§ DATA EXCERPT:
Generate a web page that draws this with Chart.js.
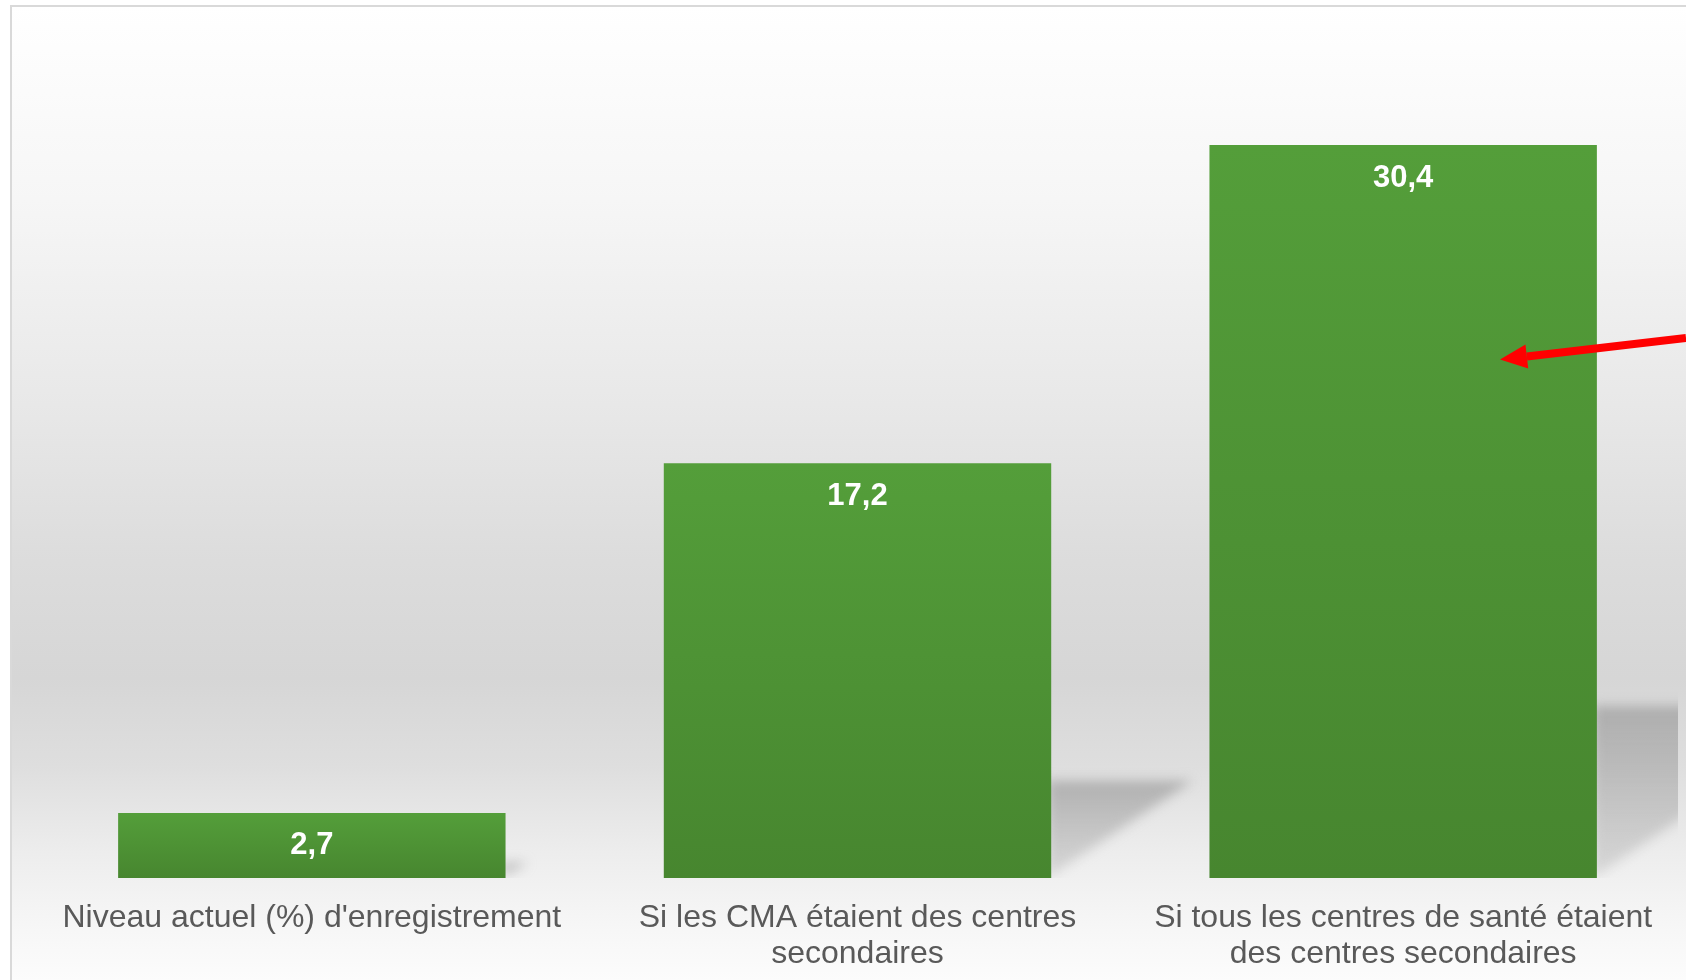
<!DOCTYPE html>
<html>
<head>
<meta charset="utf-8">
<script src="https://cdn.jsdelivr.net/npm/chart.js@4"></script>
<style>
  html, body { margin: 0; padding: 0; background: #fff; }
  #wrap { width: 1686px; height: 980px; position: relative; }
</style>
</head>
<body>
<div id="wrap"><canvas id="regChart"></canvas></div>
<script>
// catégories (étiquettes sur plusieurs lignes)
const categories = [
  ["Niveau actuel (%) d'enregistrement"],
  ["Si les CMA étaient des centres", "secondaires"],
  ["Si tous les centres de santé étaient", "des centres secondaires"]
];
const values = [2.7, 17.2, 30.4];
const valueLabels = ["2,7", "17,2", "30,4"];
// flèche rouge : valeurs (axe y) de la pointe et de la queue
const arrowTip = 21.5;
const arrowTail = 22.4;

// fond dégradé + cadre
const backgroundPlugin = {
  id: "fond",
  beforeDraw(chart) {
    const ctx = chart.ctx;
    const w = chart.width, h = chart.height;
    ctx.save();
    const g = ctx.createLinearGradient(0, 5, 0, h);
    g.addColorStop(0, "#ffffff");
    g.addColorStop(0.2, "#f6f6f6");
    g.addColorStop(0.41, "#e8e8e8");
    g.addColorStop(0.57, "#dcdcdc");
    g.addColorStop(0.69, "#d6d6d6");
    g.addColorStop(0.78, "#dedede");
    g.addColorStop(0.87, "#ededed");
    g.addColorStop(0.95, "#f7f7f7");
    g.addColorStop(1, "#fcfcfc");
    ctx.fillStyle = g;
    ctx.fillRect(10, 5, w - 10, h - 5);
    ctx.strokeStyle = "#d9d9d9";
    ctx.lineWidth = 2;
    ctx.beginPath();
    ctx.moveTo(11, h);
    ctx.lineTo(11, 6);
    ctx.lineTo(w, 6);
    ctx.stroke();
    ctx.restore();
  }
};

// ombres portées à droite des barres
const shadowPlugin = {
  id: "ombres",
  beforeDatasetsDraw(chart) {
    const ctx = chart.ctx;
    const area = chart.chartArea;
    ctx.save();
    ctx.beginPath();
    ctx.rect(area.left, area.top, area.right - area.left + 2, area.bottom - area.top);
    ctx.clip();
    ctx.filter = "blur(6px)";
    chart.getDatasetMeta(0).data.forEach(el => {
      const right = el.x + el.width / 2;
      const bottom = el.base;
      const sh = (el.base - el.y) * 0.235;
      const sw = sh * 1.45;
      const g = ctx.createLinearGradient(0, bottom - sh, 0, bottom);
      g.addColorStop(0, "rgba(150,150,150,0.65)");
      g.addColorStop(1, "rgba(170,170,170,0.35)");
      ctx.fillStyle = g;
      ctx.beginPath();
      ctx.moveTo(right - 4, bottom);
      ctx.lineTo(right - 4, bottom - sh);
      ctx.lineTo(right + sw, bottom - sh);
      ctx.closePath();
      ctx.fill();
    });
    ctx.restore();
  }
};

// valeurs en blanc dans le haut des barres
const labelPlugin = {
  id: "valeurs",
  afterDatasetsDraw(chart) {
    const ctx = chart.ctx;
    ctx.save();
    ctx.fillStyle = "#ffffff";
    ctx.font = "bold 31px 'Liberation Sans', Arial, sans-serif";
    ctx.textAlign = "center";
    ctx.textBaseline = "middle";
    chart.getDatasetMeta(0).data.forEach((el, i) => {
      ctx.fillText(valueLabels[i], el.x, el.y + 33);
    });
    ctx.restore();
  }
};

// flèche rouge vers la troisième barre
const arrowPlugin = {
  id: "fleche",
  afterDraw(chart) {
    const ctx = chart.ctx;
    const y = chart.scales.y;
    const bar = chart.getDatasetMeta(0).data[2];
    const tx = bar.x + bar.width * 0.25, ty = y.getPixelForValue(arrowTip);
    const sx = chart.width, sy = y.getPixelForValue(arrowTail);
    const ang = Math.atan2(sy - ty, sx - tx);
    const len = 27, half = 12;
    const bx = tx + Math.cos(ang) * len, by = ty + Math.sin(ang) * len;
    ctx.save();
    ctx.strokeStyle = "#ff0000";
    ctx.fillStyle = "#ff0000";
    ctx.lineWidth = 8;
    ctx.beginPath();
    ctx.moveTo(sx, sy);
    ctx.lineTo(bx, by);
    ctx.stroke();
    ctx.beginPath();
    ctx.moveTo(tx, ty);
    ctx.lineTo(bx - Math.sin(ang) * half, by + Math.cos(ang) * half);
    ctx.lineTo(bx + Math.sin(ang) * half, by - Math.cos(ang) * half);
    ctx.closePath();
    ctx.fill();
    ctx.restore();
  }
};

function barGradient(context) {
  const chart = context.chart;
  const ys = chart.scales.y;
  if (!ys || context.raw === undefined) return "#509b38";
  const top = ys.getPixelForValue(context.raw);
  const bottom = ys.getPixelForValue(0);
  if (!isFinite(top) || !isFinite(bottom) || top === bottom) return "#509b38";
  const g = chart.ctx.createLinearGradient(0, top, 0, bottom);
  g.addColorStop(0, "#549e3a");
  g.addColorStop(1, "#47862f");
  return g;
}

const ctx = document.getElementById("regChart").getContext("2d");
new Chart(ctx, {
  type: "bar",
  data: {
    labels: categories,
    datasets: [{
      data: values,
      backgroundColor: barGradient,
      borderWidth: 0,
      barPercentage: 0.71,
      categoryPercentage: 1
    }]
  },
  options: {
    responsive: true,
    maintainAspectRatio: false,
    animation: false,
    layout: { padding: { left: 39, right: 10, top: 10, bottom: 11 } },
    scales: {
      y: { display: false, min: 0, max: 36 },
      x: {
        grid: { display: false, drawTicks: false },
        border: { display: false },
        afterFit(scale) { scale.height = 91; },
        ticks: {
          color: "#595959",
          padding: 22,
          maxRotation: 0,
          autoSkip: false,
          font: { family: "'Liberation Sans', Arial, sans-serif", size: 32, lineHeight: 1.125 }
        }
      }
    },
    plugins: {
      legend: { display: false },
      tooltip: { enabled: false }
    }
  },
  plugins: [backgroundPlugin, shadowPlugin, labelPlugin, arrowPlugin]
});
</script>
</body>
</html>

§ TASK OBJECTIVE:
The pictures should not be reproduced; quote all of the other material exactly.

§ THE SOLUTION:
Generate a web page that draws this with Chart.js.
<!DOCTYPE html>
<html>
<head>
<meta charset="utf-8">
<script src="https://cdn.jsdelivr.net/npm/chart.js@4"></script>
<style>
  html, body { margin: 0; padding: 0; background: #fff; }
  #wrap { width: 1686px; height: 980px; position: relative; }
</style>
</head>
<body>
<div id="wrap"><canvas id="regChart"></canvas></div>
<script>
// catégories (étiquettes sur plusieurs lignes)
const categories = [
  ["Niveau actuel (%) d'enregistrement"],
  ["Si les CMA étaient des centres", "secondaires"],
  ["Si tous les centres de santé étaient", "des centres secondaires"]
];
const values = [2.7, 17.2, 30.4];
const valueLabels = ["2,7", "17,2", "30,4"];
// flèche rouge : valeurs (axe y) de la pointe et de la queue
const arrowTip = 21.5;
const arrowTail = 22.4;

// fond dégradé + cadre
const backgroundPlugin = {
  id: "fond",
  beforeDraw(chart) {
    const ctx = chart.ctx;
    const w = chart.width, h = chart.height;
    ctx.save();
    const g = ctx.createLinearGradient(0, 5, 0, h);
    g.addColorStop(0, "#ffffff");
    g.addColorStop(0.2, "#f6f6f6");
    g.addColorStop(0.41, "#e8e8e8");
    g.addColorStop(0.57, "#dcdcdc");
    g.addColorStop(0.69, "#d6d6d6");
    g.addColorStop(0.78, "#dedede");
    g.addColorStop(0.87, "#ededed");
    g.addColorStop(0.95, "#f7f7f7");
    g.addColorStop(1, "#fcfcfc");
    ctx.fillStyle = g;
    ctx.fillRect(10, 5, w - 10, h - 5);
    ctx.strokeStyle = "#d9d9d9";
    ctx.lineWidth = 2;
    ctx.beginPath();
    ctx.moveTo(11, h);
    ctx.lineTo(11, 6);
    ctx.lineTo(w, 6);
    ctx.stroke();
    ctx.restore();
  }
};

// ombres portées à droite des barres
const shadowPlugin = {
  id: "ombres",
  beforeDatasetsDraw(chart) {
    const ctx = chart.ctx;
    const area = chart.chartArea;
    ctx.save();
    ctx.beginPath();
    ctx.rect(area.left, area.top, area.right - area.left + 2, area.bottom - area.top);
    ctx.clip();
    ctx.filter = "blur(6px)";
    chart.getDatasetMeta(0).data.forEach(el => {
      const right = el.x + el.width / 2;
      const bottom = el.base;
      const sh = (el.base - el.y) * 0.235;
      const sw = sh * 1.45;
      const g = ctx.createLinearGradient(0, bottom - sh, 0, bottom);
      g.addColorStop(0, "rgba(150,150,150,0.65)");
      g.addColorStop(1, "rgba(170,170,170,0.35)");
      ctx.fillStyle = g;
      ctx.beginPath();
      ctx.moveTo(right - 4, bottom);
      ctx.lineTo(right - 4, bottom - sh);
      ctx.lineTo(right + sw, bottom - sh);
      ctx.closePath();
      ctx.fill();
    });
    ctx.restore();
  }
};

// valeurs en blanc dans le haut des barres
const labelPlugin = {
  id: "valeurs",
  afterDatasetsDraw(chart) {
    const ctx = chart.ctx;
    ctx.save();
    ctx.fillStyle = "#ffffff";
    ctx.font = "bold 31px 'Liberation Sans', Arial, sans-serif";
    ctx.textAlign = "center";
    ctx.textBaseline = "middle";
    chart.getDatasetMeta(0).data.forEach((el, i) => {
      ctx.fillText(valueLabels[i], el.x, el.y + 33);
    });
    ctx.restore();
  }
};

// flèche rouge vers la troisième barre
const arrowPlugin = {
  id: "fleche",
  afterDraw(chart) {
    const ctx = chart.ctx;
    const y = chart.scales.y;
    const bar = chart.getDatasetMeta(0).data[2];
    const tx = bar.x + bar.width * 0.25, ty = y.getPixelForValue(arrowTip);
    const sx = chart.width, sy = y.getPixelForValue(arrowTail);
    const ang = Math.atan2(sy - ty, sx - tx);
    const len = 27, half = 12;
    const bx = tx + Math.cos(ang) * len, by = ty + Math.sin(ang) * len;
    ctx.save();
    ctx.strokeStyle = "#ff0000";
    ctx.fillStyle = "#ff0000";
    ctx.lineWidth = 8;
    ctx.beginPath();
    ctx.moveTo(sx, sy);
    ctx.lineTo(bx, by);
    ctx.stroke();
    ctx.beginPath();
    ctx.moveTo(tx, ty);
    ctx.lineTo(bx - Math.sin(ang) * half, by + Math.cos(ang) * half);
    ctx.lineTo(bx + Math.sin(ang) * half, by - Math.cos(ang) * half);
    ctx.closePath();
    ctx.fill();
    ctx.restore();
  }
};

function barGradient(context) {
  const chart = context.chart;
  const ys = chart.scales.y;
  if (!ys || context.raw === undefined) return "#509b38";
  const top = ys.getPixelForValue(context.raw);
  const bottom = ys.getPixelForValue(0);
  if (!isFinite(top) || !isFinite(bottom) || top === bottom) return "#509b38";
  const g = chart.ctx.createLinearGradient(0, top, 0, bottom);
  g.addColorStop(0, "#549e3a");
  g.addColorStop(1, "#47862f");
  return g;
}

const ctx = document.getElementById("regChart").getContext("2d");
new Chart(ctx, {
  type: "bar",
  data: {
    labels: categories,
    datasets: [{
      data: values,
      backgroundColor: barGradient,
      borderWidth: 0,
      barPercentage: 0.71,
      categoryPercentage: 1
    }]
  },
  options: {
    responsive: true,
    maintainAspectRatio: false,
    animation: false,
    layout: { padding: { left: 39, right: 10, top: 10, bottom: 11 } },
    scales: {
      y: { display: false, min: 0, max: 36 },
      x: {
        grid: { display: false, drawTicks: false },
        border: { display: false },
        afterFit(scale) { scale.height = 91; },
        ticks: {
          color: "#595959",
          padding: 22,
          maxRotation: 0,
          autoSkip: false,
          font: { family: "'Liberation Sans', Arial, sans-serif", size: 32, lineHeight: 1.125 }
        }
      }
    },
    plugins: {
      legend: { display: false },
      tooltip: { enabled: false }
    }
  },
  plugins: [backgroundPlugin, shadowPlugin, labelPlugin, arrowPlugin]
});
</script>
</body>
</html>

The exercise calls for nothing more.